From not having to ping-pong around the office politics of 'who's hot and who's not' this month, to not having to request time off to do 'basic human functiony' things like the dentist/doctor('Oh, really, what's wrong...?' *Office quietens to a hush as you decide whether to actually say 'anal polyps'*), not to mention being able to scoff custard creams like a spotty piglet without saying 'I know I shouldn't...' to colleagues every time you put your hand in the tin.

Inflatable

However, working from home is hardly Club Tropicana - sitting on an inflatable, laptop in one hand, Pina Colada in the other.

Yes, there are good days, and, yes, my freelance tan is coming on quite nicely thank you, but some days it can be hard to get motivated, especially when there is so much other stuff going on around you.  


For example, the door bell.  I had no idea how much action this little button, the tease, was getting until I was at home during the day.      
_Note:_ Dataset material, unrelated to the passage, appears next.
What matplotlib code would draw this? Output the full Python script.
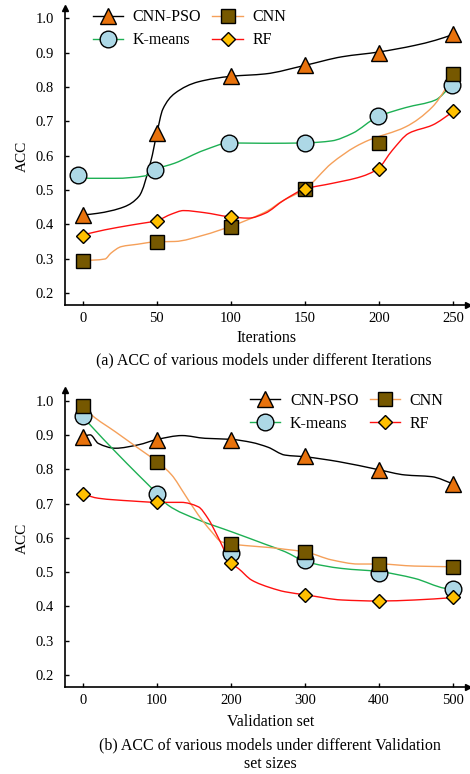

As well as becoming the cul-de-sac post office collection point ('Oh good you're in, would you mind taking in parcels for numbers six and ten?), I have made new friends in the form of the-man-who-sells-fish-that-no-one-wanted-at-the-market-that-day (mmm, yes please) and, the rag and bone man, who I thought was a fictional character made up to scare the bejeebers out of small children. Turns out he is alive and well and after your tut.

Newts        

My neighbours also provide a never ending source of fun and distractions for someone, like me, seeking distraction.

Firstly, there are my immediate neighbours. 

Like a mature version of Tom and Barbara from The Good Life but with Jerry's wine cabinet, they have the wonderful - and very welcome - habit of calling out 'fancy a jar?' over the hedge. 
Three holiday measure G&Ts later and I am fishing newts out of their pond to 'watch them wriggle'. 

Moonshine

Also, I have noticed that our cul-de-sac is one of those very British enclaves where people hang on to their homes until old age makes them a) as crazy as mud bug on a griddle or b) spontaneously combust in front of Question Time.

This means that every day life is a bit like an episode of Last of the Summer Wine - there is always something 'going off'.

In the last four weeks:

Someone bought a classic motorbike

Someone fell off a ladder

Someone ‘allegedly’ made moonshine in their shed

Someone's grandchild pepper sprayed them in the face by accident

Someone cut their hedge into a topiary Thomas the Tank Engine.   

Again.

There has also been:

A garage sale (with bunting)


A street barbecue (with bunting)

An autumn ramble (with bunting around the sign announcing there was an autumn ramble).

I know all of this because I have the pleasure of working from home.  And, quite honestly, now I am on this side of the Thomas Tank topiary, I wouldn't swap my cul-de-sac colleagues for the world.

Home Brew or Home Stew, what's your working from home experience?